Aim
Go through the data below and copy it exactly, skipping every picture.

====================

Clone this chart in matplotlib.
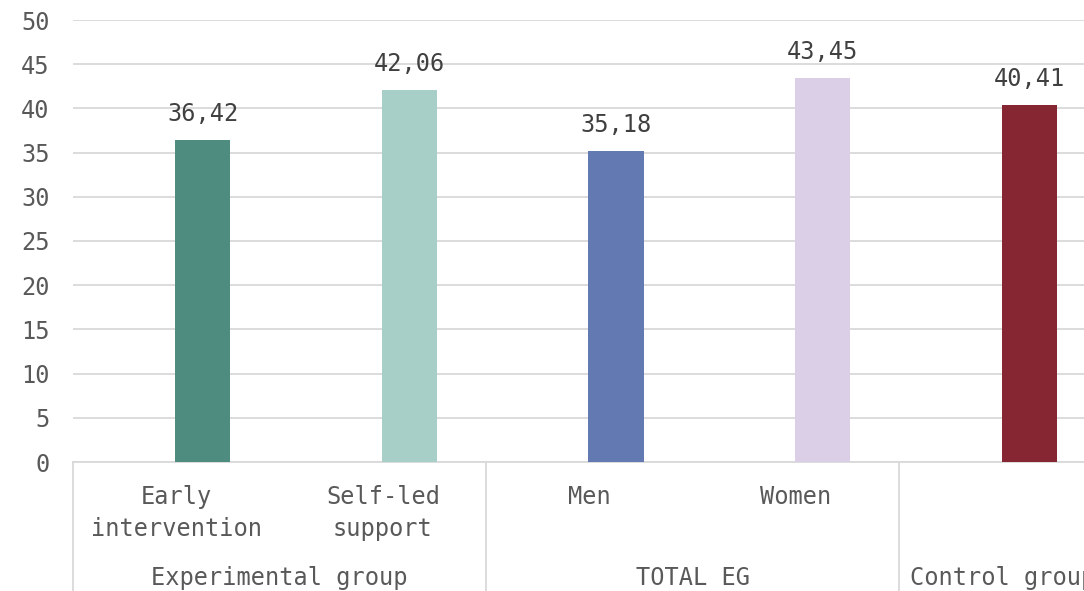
import matplotlib as mpl
mpl.use('Agg')
import matplotlib.pyplot as plt
import matplotlib.transforms as mtransforms

# category data
CATEGORIES = ['Early\nintervention', 'Self-led\nsupport', 'Men', 'Women', '']
VALUES = [36.42, 42.06, 35.18, 43.45, 40.41]
COLOURS = ['#4e8c7f', '#a7cec7', '#6379b1', '#dacfe6', '#862633']
GROUPS = ['Experimental group', 'TOTAL EG', 'Control group']
GROUP_SPANS = [(0, 1), (2, 3), (4, 4)]   # first/last category index per group
YTICKS = list(range(0, 51, 5))

FONT = 'DejaVu Sans Mono'
GREY = '#595959'
LINE = '#d9d9d9'
BAR_SHIFT = 0.128   # bars sit right of the category centre, as in the original

plt.rcParams['font.family'] = [FONT]
fig = plt.figure(figsize=(10.84, 5.91), dpi=100)
ax = fig.add_axes([73 / 1084, 129 / 591, 1033 / 1084, 442 / 591])

x = list(range(len(VALUES)))
xb = [xi + BAR_SHIFT for xi in x]
ax.bar(xb, VALUES, width=0.267, color=COLOURS, zorder=3)
for xi, v in zip(xb, VALUES):
    ax.annotate(('%.2f' % v).replace('.', ','), (xi, v), xytext=(0, 10),
                textcoords='offset points', ha='center', va='bottom',
                fontsize=17, color='#404040')

ax.set_xlim(-0.5, len(VALUES) - 0.5)
ax.set_ylim(0, 50)
ax.set_yticks(YTICKS)
ax.yaxis.grid(True, color=LINE, lw=1.3, zorder=0)
ax.tick_params(axis='y', length=0, pad=17, labelsize=17, labelcolor=GREY)
ax.set_xticks([])
for s in ['left', 'right', 'top']:
    ax.spines[s].set_visible(False)
ax.spines['bottom'].set_color(LINE)
ax.spines['bottom'].set_linewidth(1.3)

trans = mtransforms.blended_transform_factory(ax.transData, ax.transAxes)
for xi, lab in zip(x, CATEGORIES):
    ax.text(xi, -0.053, lab, transform=trans, ha='center', va='top',
            fontsize=17, color=GREY, linespacing=1.4, clip_on=False)

bottom = -0.3
for name, (a, b) in zip(GROUPS, GROUP_SPANS):
    ax.text((a + b) / 2, -0.262, name, transform=trans, ha='center',
            va='center', fontsize=17, color=GREY, clip_on=False)
    ax.plot([a - 0.5, a - 0.5], [0, bottom], transform=trans, color=LINE,
            lw=1.3, clip_on=False)

fig.savefig('out.png', dpi=100)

====================

Solution
Clone this chart in matplotlib.
import matplotlib as mpl
mpl.use('Agg')
import matplotlib.pyplot as plt
import matplotlib.transforms as mtransforms

# category data
CATEGORIES = ['Early\nintervention', 'Self-led\nsupport', 'Men', 'Women', '']
VALUES = [36.42, 42.06, 35.18, 43.45, 40.41]
COLOURS = ['#4e8c7f', '#a7cec7', '#6379b1', '#dacfe6', '#862633']
GROUPS = ['Experimental group', 'TOTAL EG', 'Control group']
GROUP_SPANS = [(0, 1), (2, 3), (4, 4)]   # first/last category index per group
YTICKS = list(range(0, 51, 5))

FONT = 'DejaVu Sans Mono'
GREY = '#595959'
LINE = '#d9d9d9'
BAR_SHIFT = 0.128   # bars sit right of the category centre, as in the original

plt.rcParams['font.family'] = [FONT]
fig = plt.figure(figsize=(10.84, 5.91), dpi=100)
ax = fig.add_axes([73 / 1084, 129 / 591, 1033 / 1084, 442 / 591])

x = list(range(len(VALUES)))
xb = [xi + BAR_SHIFT for xi in x]
ax.bar(xb, VALUES, width=0.267, color=COLOURS, zorder=3)
for xi, v in zip(xb, VALUES):
    ax.annotate(('%.2f' % v).replace('.', ','), (xi, v), xytext=(0, 10),
                textcoords='offset points', ha='center', va='bottom',
                fontsize=17, color='#404040')

ax.set_xlim(-0.5, len(VALUES) - 0.5)
ax.set_ylim(0, 50)
ax.set_yticks(YTICKS)
ax.yaxis.grid(True, color=LINE, lw=1.3, zorder=0)
ax.tick_params(axis='y', length=0, pad=17, labelsize=17, labelcolor=GREY)
ax.set_xticks([])
for s in ['left', 'right', 'top']:
    ax.spines[s].set_visible(False)
ax.spines['bottom'].set_color(LINE)
ax.spines['bottom'].set_linewidth(1.3)

trans = mtransforms.blended_transform_factory(ax.transData, ax.transAxes)
for xi, lab in zip(x, CATEGORIES):
    ax.text(xi, -0.053, lab, transform=trans, ha='center', va='top',
            fontsize=17, color=GREY, linespacing=1.4, clip_on=False)

bottom = -0.3
for name, (a, b) in zip(GROUPS, GROUP_SPANS):
    ax.text((a + b) / 2, -0.262, name, transform=trans, ha='center',
            va='center', fontsize=17, color=GREY, clip_on=False)
    ax.plot([a - 0.5, a - 0.5], [0, bottom], transform=trans, color=LINE,
            lw=1.3, clip_on=False)

fig.savefig('out.png', dpi=100)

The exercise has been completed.